Three comedy giants on stage talking about the joy and pain of being a comedian
Spending as much time as I have in front of audiences, I’ve known the serotonin hit that comes with seeing people react to a joke or humorous aside, but only once have I got ‘A Laugh’. There was a beat followed by a low rumble, the unmistakable sound of strangers collectively laughing - it was exhilarating. I wanted more, but I didn’t have the ambition, the drive or the talent. It was merely a black swan.
Paul Hendy’s The Last Laugh asks two key questions about ‘A Laugh’. How do you produce them? How do you control them (indeed, do you control the laugh or does the laugh control you)? It could be grounded in academic study (Freud got there with Jokes and Their Relation to the Unconscious), or possibly an example of the grim calculus exposed by explaining a gag. We’re spared by going down a different route. We’re invited to consider what might be termed ‘comedianning’, that is, the art and craft of being a comedian. And its soul, maybe especially, its soul.
Three of the greats are our guides - Tommy Cooper, Bob Monkhouse and Eric Morecambe.
We meet Cooper first, the shambling mountain of a man, like so many in the pantheon of British comics, forged in the immediate aftermath of World War II. A natural clown, Cooper adds a sardonic wit to his schtick with the magic tricks, but is hitting the bottle too hard, the melancholy that was never far away curdling into something stronger. Damian Williams (like all three in the cast, he’s played his man before and it shows) treads a narrow line between pathos and caricature, but never loses sight of the single most important fact about Cooper - he was relentlessly funny.
Next Monkhouse arrives in the dressing room that is also a waiting room, Simon Cartwright uncanny in his inhabiting of the man, the gestures, the cadences of the speech, the carriage - it’s eerie. There’s the confidence, laced with a ever-present self-satisfaction that could overwhelm his unparalleled (for a Brit) technique with too creamy a smarm for some. The man is a technician, no clown, living or dying on how his words (etched in the famous books) are received by his audience. He has no parachute on stage, the gags the only means of support, the screen that blots out the tragedies in his private life.
The third into the room that is gaining a supernatural dimension is Morecambe: half a double act, half a clown; half a storyteller, half a set-up and punch merchant. Instantly recognisable 40 years after his death, self-described as ‘always on’, Bob Golding catches the energy of the man, his irresistible cajoling of anyone within earshot to laugh. I recall his guest appearance on ITV’s World of Sport, ostensibly to talk about his role at Luton Town FC, but he stayed on to terrorise the host, Dickie Davies, and (and this was most unusual in the regimented studios of the 70s) make the crew laugh continually, unprofessionally off-camera.

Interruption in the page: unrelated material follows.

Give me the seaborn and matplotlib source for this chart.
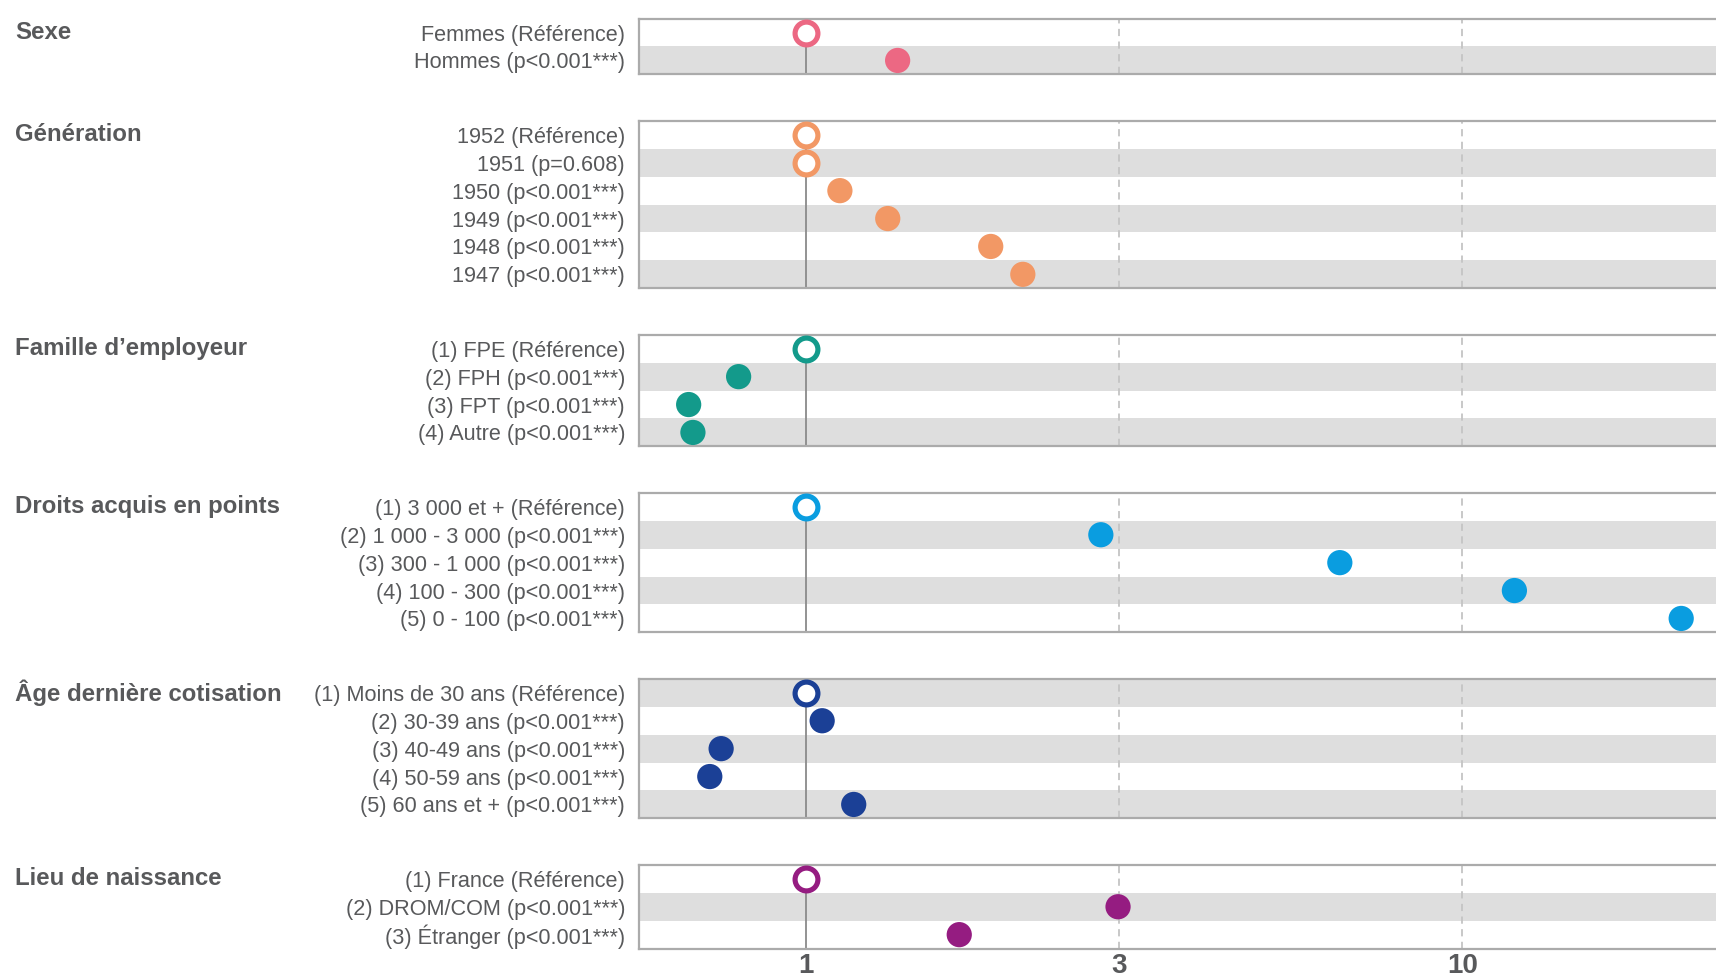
import numpy as np
import matplotlib
matplotlib.use("Agg")
import matplotlib.pyplot as plt
import matplotlib.transforms as mtransforms
import seaborn as sns

# =============================
# Data (odds ratios)
# =============================
titles = ["Sexe", "Génération", "Famille d\u2019employeur", "Droits acquis en points",
          "Âge dernière cotisation", "Lieu de naissance"]

sexe_labels = ["Femmes (Référence)", "Hommes (p<0.001***)"]
sexe_or = [1.0, 1.38]
sexe_hollow = [True, False]

gen_labels = ["1952 (Référence)", "1951 (p=0.608)", "1950 (p<0.001***)",
              "1949 (p<0.001***)", "1948 (p<0.001***)", "1947 (p<0.001***)"]
gen_or = [1.0, 1.0, 1.127, 1.333, 1.913, 2.141]
gen_hollow = [True, True, False, False, False, False]

fam_labels = ["(1) FPE (Référence)", "(2) FPH (p<0.001***)", "(3) FPT (p<0.001***)",
              "(4) Autre (p<0.001***)"]
fam_or = [1.0, 0.790, 0.663, 0.673]
fam_hollow = [True, False, False, False]

droits_labels = ["(1) 3 000 et + (Référence)", "(2) 1 000 - 3 000 (p<0.001***)",
                 "(3) 300 - 1 000 (p<0.001***)", "(4) 100 - 300 (p<0.001***)",
                 "(5) 0 - 100 (p<0.001***)"]
droits_or = [1.0, 2.815, 6.51, 12.01, 21.56]
droits_hollow = [True, False, False, False, False]

age_labels = ["(1) Moins de 30 ans (Référence)", "(2) 30-39 ans (p<0.001***)",
              "(3) 40-49 ans (p<0.001***)", "(4) 50-59 ans (p<0.001***)",
              "(5) 60 ans et + (p<0.001***)"]
age_or = [1.0, 1.059, 0.743, 0.714, 1.183]
age_hollow = [True, False, False, False, False]

lieu_labels = ["(1) France (Référence)", "(2) DROM/COM (p<0.001***)",
               "(3) Étranger (p<0.001***)"]
lieu_or = [1.0, 2.99, 1.713]
lieu_hollow = [True, False, False]

colors = ["#EC6883", "#F29865", "#139A8B", "#0A9DE0", "#1B4096", "#951C81"]

xticks = [1, 3, 10]
xtick_labels = ["1", "3", "10"]

panels = [
    (sexe_labels, sexe_or, sexe_hollow),
    (gen_labels, gen_or, gen_hollow),
    (fam_labels, fam_or, fam_hollow),
    (droits_labels, droits_or, droits_hollow),
    (age_labels, age_or, age_hollow),
    (lieu_labels, lieu_or, lieu_hollow),
]

# =============================
# Style
# =============================
sns.set_theme(style="white")
plt.rcParams["font.family"] = ["DejaVu Sans Condensed", "Liberation Sans", "DejaVu Sans"]
text_col = "#58595B"
stripe_col = "#DEDEDE"
frame_col = "#ABABAB"

W, H = 1716, 980
fig = plt.figure(figsize=(W / 100, H / 100), dpi=100)

left_px = 639
top_px = 18.6
row_h = 27.9
gap = 46.5

y_cursor = top_px
row_global = 0
for k, (labels, ors, hollow) in enumerate(panels):
    n = len(labels)
    h = n * row_h
    ax = fig.add_axes([left_px / W, 1 - (y_cursor + h) / H, 1 - left_px / W, h / H])
    y_cursor += h + gap

    # alternating stripes, continuous over the whole chart
    for i in range(n):
        if (row_global + i) % 2 == 1:
            ax.axhspan(i - 0.5, i + 0.5, color=stripe_col, lw=0, zorder=0)
    row_global += n

    # guide lines
    for xv in xticks[1:]:
        ax.axvline(xv, color="#C4C4C4", lw=1.3, ls=(0, (4, 3)), zorder=1)
    ax.plot([1, 1], [0, n - 0.5], color="#8A8A8A", lw=1.3, zorder=1)

    ys = np.arange(n)
    ors = np.array(ors)
    hol = np.array(hollow)
    sns.scatterplot(x=ors[~hol], y=ys[~hol], ax=ax, s=330, color=colors[k],
                    edgecolor="none", zorder=3, legend=False)
    sns.scatterplot(x=ors[hol], y=ys[hol], ax=ax, s=270, facecolor="white",
                    edgecolor=colors[k], linewidth=3.7, zorder=3, legend=False)

    ax.set_xscale("log")
    ax.set_xlim(0.557, 24.36)
    ax.set_ylim(n - 0.5, -0.5)
    ax.set_yticks(ys)
    ax.set_yticklabels(labels, fontsize=15.6, color=text_col)
    ax.tick_params(axis="y", length=0, pad=10)
    ax.minorticks_off()
    ax.set_xlabel("")
    ax.set_ylabel("")

    for side in ["left", "top", "bottom"]:
        ax.spines[side].set_color(frame_col)
        ax.spines[side].set_linewidth(1.6)
    ax.spines["right"].set_visible(False)

    if k == len(panels) - 1:
        ax.set_xticks(xticks)
        ax.set_xticklabels(xtick_labels, fontsize=20, fontweight="bold", color=text_col)
        ax.tick_params(axis="x", length=0, pad=3)
    else:
        ax.set_xticks([])

    # category title on the left, aligned with first row
    trans = mtransforms.blended_transform_factory(fig.transFigure, ax.transData)
    ax.text(15 / W, 0, titles[k], transform=trans, ha="left", va="center",
            fontsize=17.3, fontweight="bold", color=text_col)

fig.savefig("out.png", dpi=100)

These three character studies show us the price the men paid for their success, but they also show us how they did it, genius, as ever, one part God-given alchemy and two parts bloody hard work. The pacy 80 minutes is leavened by some of their greatest hits, the punchlines, the sketches and the songs that live forever in the hearts of those who saw them. Unlike so many biopics these days, we’re never in any doubt as to what made these men what they were, the focus never straying to wives, neuroses or an overlay of 21st century hot-button issues.
For some, the show (and it’s as much a show as it is a play) will be neither fish nor fowl. We don’t really get to the core of the characters behind the comics, we don’t really get full-on tribute acts for us to re-live what we missed Abba Voyage style and we don’t really get a thoroughgoing analysis of their place in comedy history, their influences, their legacies. Others, your reviewer included, say Thank God for that.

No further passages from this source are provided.